Portugal teve dois ciclos de descolonização, separados por 150 anos: primeiro no Brasil, em inícios do século XIX, e depois em África, no século XX.
No caso do Brasil, o processo foi consensual e resultou da revolução liberal de 1820 e do regresso da coroa a Lisboa, depois de anos em que a relação colonial com a metrópole se invertera. Os portugueses que viviam no Brasil selaram a independência e, na segunda metade do século XIX, foram muitos os europeus que procuraram fazer fortuna no Brasil.
São essas a origem e a natureza do Brasil – um país de assimetrias sociais e regionais, com um povo herdeiro de ameríndios, de escravos, de europeus e de asiáticos que lá aportaram. Um país que não escapa ao racismo que, legitimamente, procura combater. Mas nada disso tem a ver connosco, os que vivemos em Portugal, descendentes dos que por cá ficaram. Se o governo brasileiro quer fazer reparações, que o faça entre os seus.
Adoro o Brasil. Gostaria, por isso, que as palavras ‘Ordem e Progresso’ não fossem vãs. Que as riquezas do país não fossem esbanjadas ou apropriadas por alguns. Que a Amazónia e as suas tribos fossem protegidas. E também espero que os brasileiros que para cá imigram, e são bem-vindos, gostem de Portugal e não nos impinjam problemas que são seus.
Quanto à abolição da escravatura, sejamos muito claros: o primeiro passo dado por Portugal ocorreu em 1570, em que foi condenada «em nome do direito natural, e sob fortes penalidades, a escravidão e o tráfico dos indígenas do Brasil, proclamando-os livres e iguais aos outros homens». Em 1761, Pombal aboliu a escravatura na metrópole. Em 1836 seria proibida «a exportação de escravos, quer por mar, quer por terra, em todos os domínios portugueses, sem exceção, quer eles fossem situados ao norte quer ao sul do equador». E, em fevereiro de 1869, foi «abolida a escravidão em todas as colónias portuguesas, passando os existentes à condição de libertos». Já o Brasil foi o último país das Américas a abolir a escravatura, em 1888, mais de meio século depois da independência. Ora, disso nós não temos culpa. Logo, o Brasil não deve cobrar aquilo que manteve e que nós soubemos resolver antes deles.
Diferente é a situação com as antigas colónias africanas, com quem não há contencioso. E também não podemos esquecer o milhão de ‘retornados’ que lá deixaram tudo o que tinham, sem nada reclamarem. Para esses, as declarações do Presidente da República serão incompreensíveis.

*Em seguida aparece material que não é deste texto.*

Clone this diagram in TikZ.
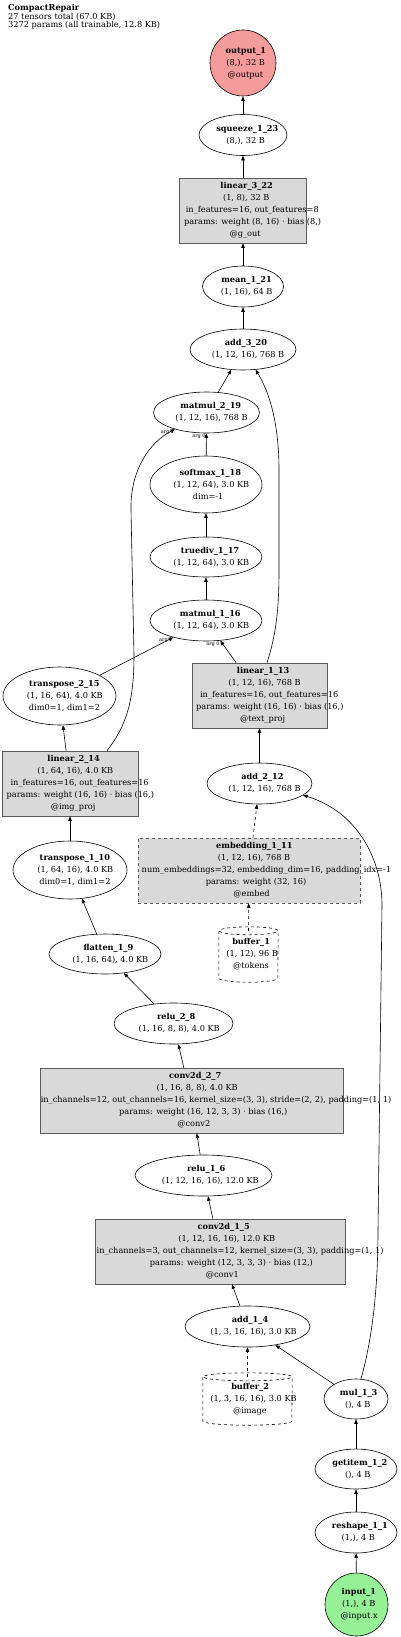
\documentclass[tikz,border=0pt]{standalone}
\usepackage{fontspec}
\setmainfont{DejaVu Serif}
\usetikzlibrary{shapes.geometric,arrows.meta,positioning}
\definecolor{outred}{RGB}{245,155,155}
\definecolor{ingreen}{RGB}{150,240,150}
\definecolor{modgray}{RGB}{217,217,217}
\definecolor{modedge}{RGB}{90,90,90}
\newlength\gvw
\newcommand\gl[1]{\settowidth\gvw{#1}\makebox[0pt][l]{\hspace{-0.43\gvw}#1}}
\newcommand\nm[1]{\gl{\textbf{#1}}}
% dashed cylinder round a buffer node: name, x radius
\newcommand\cyl[2]{\draw[dashed, line width=0.6pt] ([yshift=-4pt]#1.north west) -- ([yshift=4pt]#1.south west)
  arc[start angle=180, end angle=360, x radius=#2pt, y radius=4pt] -- ([yshift=-4pt]#1.north east)
  arc[start angle=0, end angle=360, x radius=#2pt, y radius=4pt];}
\begin{document}
\begin{tikzpicture}[x=1pt, y=-1pt, >={Triangle[length=4.5pt, width=3.5pt]},
  font=\fontsize{8.2}{12}\selectfont,
  op/.style={ellipse, draw, line width=0.6pt, inner sep=0pt, align=center},
  mod/.style={rectangle, draw=modedge, fill=modgray, line width=0.6pt, inner sep=0pt, align=center},
  buf/.style={rectangle, inner sep=0pt, align=center},
  sz/.style 2 args={minimum width=#1pt, minimum height=#2pt},
  flow/.style={->, line width=0.6pt},
  argl/.style={font=\fontsize{5}{5}\selectfont, inner sep=0.4pt}]
	\useasboundingbox (0,0) rectangle (400,1637);
	\node[anchor=north west, align=left, inner sep=0pt, font=\fontsize{8.2}{8.6}\selectfont] (title) at (8,4)
	  {\textbf{CompactRepair}\\27 tensors total (67.0 KB)\\3272 params (all trainable, 12.8 KB)};
	% output side
	\node[op, circle, fill=outred, minimum size=66pt] (out) at (243,63) {\nm{output\_1}\\\gl{(8,), 32 B}\\\gl{@output}};
	\node[op, sz={88}{41}] (sq) at (243,135) {\nm{squeeze\_1\_23}\\\gl{(8,), 32 B}};
	\node[mod, sz={127}{65}] (lin3) at (243,210.5) {\nm{linear\_3\_22}\\\gl{(1, 8), 32 B}\\\gl{in\_features=16, out\_features=8}\\\gl{params: weight (8, 16) · bias (8,)}\\\gl{@g\_out}};
	\node[op, sz={81}{41}] (mean) at (243,286.5) {\nm{mean\_1\_21}\\\gl{(1, 16), 64 B}};
	\node[op, sz={106}{41}] (add3) at (243,349.5) {\nm{add\_3\_20}\\\gl{(1, 12, 16), 768 B}};
	% attention
	\node[op, sz={106}{41}] (mm2) at (206.5,412.5) {\nm{matmul\_2\_19}\\\gl{(1, 12, 16), 768 B}};
	\node[op, sz={112}{57}] (sm) at (206,484.5) {\nm{softmax\_1\_18}\\\gl{(1, 12, 64), 3.0 KB}\\\gl{dim=-1}};
	\node[op, sz={112}{40}] (div) at (206,557) {\nm{truediv\_1\_17}\\\gl{(1, 12, 64), 3.0 KB}};
	\node[op, sz={112}{41}] (mm1) at (206,620.5) {\nm{matmul\_1\_16}\\\gl{(1, 12, 64), 3.0 KB}};
	\node[op, sz={113}{58}] (tr2) at (59.5,696) {\nm{transpose\_2\_15}\\\gl{(1, 16, 64), 4.0 KB}\\\gl{dim0=1, dim1=2}};
	\node[mod, sz={135}{65}] (lin1) at (259.5,695.5) {\nm{linear\_1\_13}\\\gl{(1, 12, 16), 768 B}\\\gl{in\_features=16, out\_features=16}\\\gl{params: weight (16, 16) · bias (16,)}\\\gl{@text\_proj}};
	\node[mod, sz={136}{65}] (lin2) at (70,783.5) {\nm{linear\_2\_14}\\\gl{(1, 64, 16), 4.0 KB}\\\gl{in\_features=16, out\_features=16}\\\gl{params: weight (16, 16) · bias (16,)}\\\gl{@img\_proj}};
	\node[op, sz={105}{41}] (add2) at (259.5,783.5) {\nm{add\_2\_12}\\\gl{(1, 12, 16), 768 B}};
	% text branch
	\node[mod, dashed, sz={222}{65}] (emb) at (249,870.5) {\nm{embedding\_1\_11}\\\gl{(1, 12, 16), 768 B}\\\gl{num\_embeddings=32, embedding\_dim=16, padding\_idx=-1}\\\gl{params: weight (32, 16)}\\\gl{@embed}};
	\node[buf, sz={59}{55}] (buf1) at (248.5,954.5) {\nm{buffer\_1}\\\gl{(1, 12), 96 B}\\\gl{@tokens}};
	\cyl{buf1}{29.5}
	% image branch
	\node[op, sz={114}{58}] (tr1) at (70,870) {\nm{transpose\_1\_10}\\\gl{(1, 64, 16), 4.0 KB}\\\gl{dim0=1, dim1=2}};
	\node[op, sz={112}{40}] (flat) at (105,954) {\nm{flatten\_1\_9}\\\gl{(1, 16, 64), 4.0 KB}};
	\node[op, sz={119}{41}] (relu2) at (173.5,1023.5) {\nm{relu\_2\_8}\\\gl{(1, 16, 8, 8), 4.0 KB}};
	\node[mod, sz={303}{65}] (conv2) at (191.5,1100.5) {\nm{conv2d\_2\_7}\\\gl{(1, 16, 8, 8), 4.0 KB}\\\gl{in\_channels=12, out\_channels=16, kernel\_size=(3, 3), stride=(2, 2), padding=(1, 1)}\\\gl{params: weight (16, 12, 3, 3) · bias (16,)}\\\gl{@conv2}};
	\node[op, sz={137}{41}] (relu1) at (203.5,1175.5) {\nm{relu\_1\_6}\\\gl{(1, 12, 16, 16), 12.0 KB}};
	\node[mod, sz={250}{65}] (conv1) at (220,1251.5) {\nm{conv2d\_1\_5}\\\gl{(1, 12, 16, 16), 12.0 KB}\\\gl{in\_channels=3, out\_channels=12, kernel\_size=(3, 3), padding=(1, 1)}\\\gl{params: weight (12, 3, 3, 3) · bias (12,)}\\\gl{@conv1}};
	\node[op, sz={125}{41}] (add1) at (247.5,1326.5) {\nm{add\_1\_4}\\\gl{(1, 3, 16, 16), 3.0 KB}};
	\node[buf, sz={89}{52}] (buf2) at (247.5,1399) {\nm{buffer\_2}\\\gl{(1, 3, 16, 16), 3.0 KB}\\\gl{@image}};
	\cyl{buf2}{44.5}
	% input side
	\node[op, sz={64}{40}] (mul) at (356,1399) {\nm{mul\_1\_3}\\\gl{(), 4 B}};
	\node[op, sz={82}{40}] (get) at (356,1469) {\nm{getitem\_1\_2}\\\gl{(), 4 B}};
	\node[op, sz={82}{41}] (resh) at (356,1532.5) {\nm{reshape\_1\_1}\\\gl{(1,), 4 B}};
	\node[op, circle, fill=ingreen, minimum size=63pt] (in) at (356.5,1604.5) {\nm{input\_1}\\\gl{(1,), 4 B}\\\gl{@input.x}};
	% edges
	\draw[flow] (in) -- (resh);
	\draw[flow] (resh) -- (get);
	\draw[flow] (get) -- (mul);
	\draw[flow] (mul) -- (add1);
	\draw[flow, dashed] ([yshift=-4pt]buf2.north) -- (add1);
	\draw[flow] (add1) -- (conv1);
	\draw[flow] (conv1) -- (relu1);
	\draw[flow] (relu1) -- (conv2);
	\draw[flow] (conv2) -- (relu2);
	\draw[flow] (relu2) -- (flat);
	\draw[flow] (flat) -- (tr1);
	\draw[flow] (tr1) -- (lin2);
	\draw[flow] (lin2) -- (tr2);
	\draw[flow, dashed] ([yshift=-4pt]buf1.north) -- (emb);
	\draw[flow, dashed] (emb) -- (add2);
	\draw[flow] ([xshift=5pt]mul.north) .. controls (372,1340) and (378,1290) .. (378,1230)
	  -- (382,905) .. controls (382,860) and (358,812) .. (add2.-15);
	\draw[flow] (add2) -- (lin1);
	\draw[flow] (tr2) -- node[argl, pos=1, below left] {arg 1} (mm1);
	\draw[flow] (lin1) -- node[argl, pos=1, below left] {arg 0} (mm1);
	\draw[flow] (mm1) -- (div);
	\draw[flow] (div) -- (sm);
	\draw[flow] (sm) -- node[argl, pos=1, below left] {arg 0} (mm2);
	\draw[flow] ([xshift=37pt]lin2.north) .. controls (127,725) and (134,700) .. (134,655)
	  -- (131,510) .. controls (130,470) and (150,442) .. node[argl, pos=1, below left] {arg 1} (mm2.208);
	\draw[flow] ([xshift=7.5pt]lin1.north) .. controls (276,635) and (279,610) .. (279,570)
	  -- (279,470) .. controls (279,420) and (268,390) .. (add3.-58);
	\draw[flow] (mm2) -- (add3);
	\draw[flow] (add3) -- (mean);
	\draw[flow] (mean) -- (lin3);
	\draw[flow] (lin3) -- (sq);
	\draw[flow] (sq) -- (out);
\end{tikzpicture}
\end{document}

Ainda assim, é justo é que se procure devolver os bens culturais que estão em Portugal ou que se encontre uma forma adequada de copropriedade. Mas, no caso de Angola, os bens culturais foram saqueados durante a guerra civil, como sucedeu com o Museu da Lunda. Os melhores exemplares de arte Chokwé acabaram, de resto, na mão de dealers europeus. O Governo angolano tem tentado recuperá-los e reconstruir o importante museu, sendo esse um esforço em que Portugal se deveria empenhar. Tal como deve ajudar o Governo moçambicano a reabilitar o notável Museu de História Natural de Maputo, bem como a reconstruir a ilha de Moçambique.
Urge intensificar a cooperação entre Portugal e as suas antigas colónias, com uma política ambiciosa na área da formação. Importa criar melhores condições para os jovens africanos que estudam em Portugal, para que estes possam com as suas competências académicas ajudar a desenvolver os PALOP.
Aliás, vários municípios portugueses têm-se empenhado em parcerias virtuosas com os países lusófonos. Só é pena que o Instituto Camões gaste tanto do seu orçamento em Lisboa, onde não faz grande falta. E que a cooperação no espaço da lusofonia seja feita em grande medida de viagens presidenciais e governamentais, sem outro impacto que não seja o mediático.